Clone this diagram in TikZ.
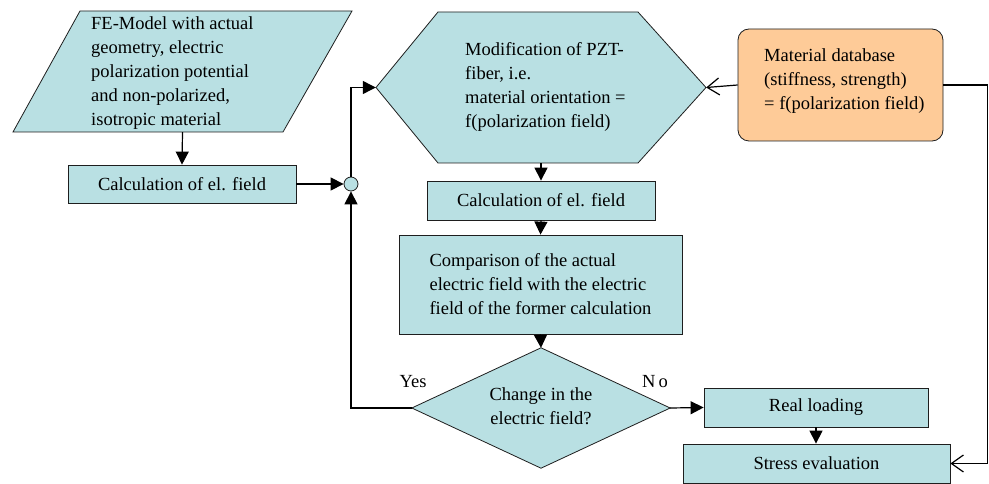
\documentclass[tikz,border=0pt]{standalone}
\usepackage{fontspec}
\setmainfont{Liberation Serif}
\usetikzlibrary{arrows.meta,calc}
\definecolor{cyanfill}{RGB}{185,224,227}
\definecolor{orangefill}{RGB}{254,203,152}
\definecolor{edge}{RGB}{30,30,30}
\tikzset{
  shapeline/.style={draw=edge, line width=0.8pt, fill=cyanfill},
  box/.style={shapeline, rectangle, inner sep=0pt},
  inv/.style={rectangle, inner sep=0pt},
  txt/.style={inner sep=0pt, align=left, anchor=west},
  flow/.style={line width=1.2pt, -{Triangle[length=13pt,width=13pt]}},
  openflow/.style={line width=1.2pt, -{Straight Barb[length=12pt,width=17pt,line width=1.2pt]}},
  lbl/.style={inner sep=0pt}
}
\begin{document}
\begin{tikzpicture}[x=1pt,y=-1pt,font=\fontsize{18.5pt}{24pt}\selectfont]
\useasboundingbox (0,0) rectangle (989,484);
\fill[white] (0,0) rectangle (989,484);

% parallelogram
\node[inv, minimum width=339pt, minimum height=121pt] (fe) at (182.5,71.5) {};
\draw[shapeline] (80,11) -- (352,11) -- (283,132) -- (13,132) -- cycle;
\node[txt] (fetext) at (91,73) {FE-Model with actual\\geometry, electric\\polarization potential\\and non-polarized,\\isotropic material};

% calc 1
\node[box, minimum width=228pt, minimum height=38pt] (calc1) at (182,184) {Calculation of el. field};

% circle
\node[shapeline, circle, minimum size=14pt, inner sep=0pt] (circ) at (351,184) {};

% hexagon
\node[inv, minimum width=330pt, minimum height=151pt] (hex) at (541,87.5) {};
\draw[shapeline] (376,87.5) -- (438,12) -- (638,12) -- (706,87.5) -- (638,163) -- (438,163) -- cycle;
\node[txt] (hextext) at (465,87) {Modification of PZT-\\fiber, i.e.\\material orientation =\\f(polarization field)};

% calc 2
\node[box, minimum width=228pt, minimum height=39pt] (calc2) at (541,200.5) {Calculation of el. field};

% comparison
\node[box, minimum width=283pt, minimum height=99pt, align=left] (comp) at (540.5,284.5) {Comparison of the actual\\electric field with the electric\\field of the former calculation};

% diamond
\node[inv, minimum width=258pt, minimum height=120pt] (dia) at (541,408) {};
\draw[shapeline] (dia.north) -- (dia.east) -- (dia.south) -- (dia.west) -- cycle;
\node[inv, align=center] (diatext) at (541,406) {Change in the\\electric field?};

% real loading, stress
\node[box, minimum width=224pt, minimum height=39pt] (real) at (816,407.5) {Real loading};
\node[box, minimum width=267pt, minimum height=39pt] (stress) at (816.5,463.5) {Stress evaluation};

% material database
\node[draw=edge, line width=0.8pt, fill=orangefill, rounded corners=11pt, minimum width=205pt, minimum height=112pt, inner sep=0pt] (mat) at (840.5,85) {};
\node[txt] (mattext) at (764,81) {Material database\\(stiffness, strength)\\= f(polarization field)};

% labels
\node[lbl] (yes) at (413,382) {Yes};
\node[lbl] (no) at (655,382) {N\,o};

% connectors
\draw[flow] (fe.south) -- (calc1.north);
\draw[flow] (calc1.east) -- (circ.west);
\draw[flow] (circ.north) |- (hex.west);
\draw[flow] (hex.south) -- (calc2.north);
\draw[flow] (calc2.south) -- (comp.north);
\draw[flow] (comp.south) -- (dia.north);
\draw[flow] (dia.west) -| (circ.south);
\draw[flow] (dia.east) -- (real.west);
\draw[flow] (real.south) -- (real.south |- stress.north);
\draw[openflow] (mat.west) -- (hex.east);
\draw[openflow] (mat.east) -- ([xshift=44pt]mat.east) |- (stress.east);
\end{tikzpicture}
\end{document}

• [REQUIRED TASK] Reproduce exactly the run of lines that opens the listing and closes with the line holding "minimum size=14pt, inner". Pictures are excluded.

• [WRITTEN REPLY]
Clone this diagram in TikZ.
\documentclass[tikz,border=0pt]{standalone}
\usepackage{fontspec}
\setmainfont{Liberation Serif}
\usetikzlibrary{arrows.meta,calc}
\definecolor{cyanfill}{RGB}{185,224,227}
\definecolor{orangefill}{RGB}{254,203,152}
\definecolor{edge}{RGB}{30,30,30}
\tikzset{
  shapeline/.style={draw=edge, line width=0.8pt, fill=cyanfill},
  box/.style={shapeline, rectangle, inner sep=0pt},
  inv/.style={rectangle, inner sep=0pt},
  txt/.style={inner sep=0pt, align=left, anchor=west},
  flow/.style={line width=1.2pt, -{Triangle[length=13pt,width=13pt]}},
  openflow/.style={line width=1.2pt, -{Straight Barb[length=12pt,width=17pt,line width=1.2pt]}},
  lbl/.style={inner sep=0pt}
}
\begin{document}
\begin{tikzpicture}[x=1pt,y=-1pt,font=\fontsize{18.5pt}{24pt}\selectfont]
\useasboundingbox (0,0) rectangle (989,484);
\fill[white] (0,0) rectangle (989,484);

% parallelogram
\node[inv, minimum width=339pt, minimum height=121pt] (fe) at (182.5,71.5) {};
\draw[shapeline] (80,11) -- (352,11) -- (283,132) -- (13,132) -- cycle;
\node[txt] (fetext) at (91,73) {FE-Model with actual\\geometry, electric\\polarization potential\\and non-polarized,\\isotropic material};

% calc 1
\node[box, minimum width=228pt, minimum height=38pt] (calc1) at (182,184) {Calculation of el. field};

% circle
\node[shapeline, circle, minimum size=14pt, inner sep=0pt] (circ) at (351,184) {};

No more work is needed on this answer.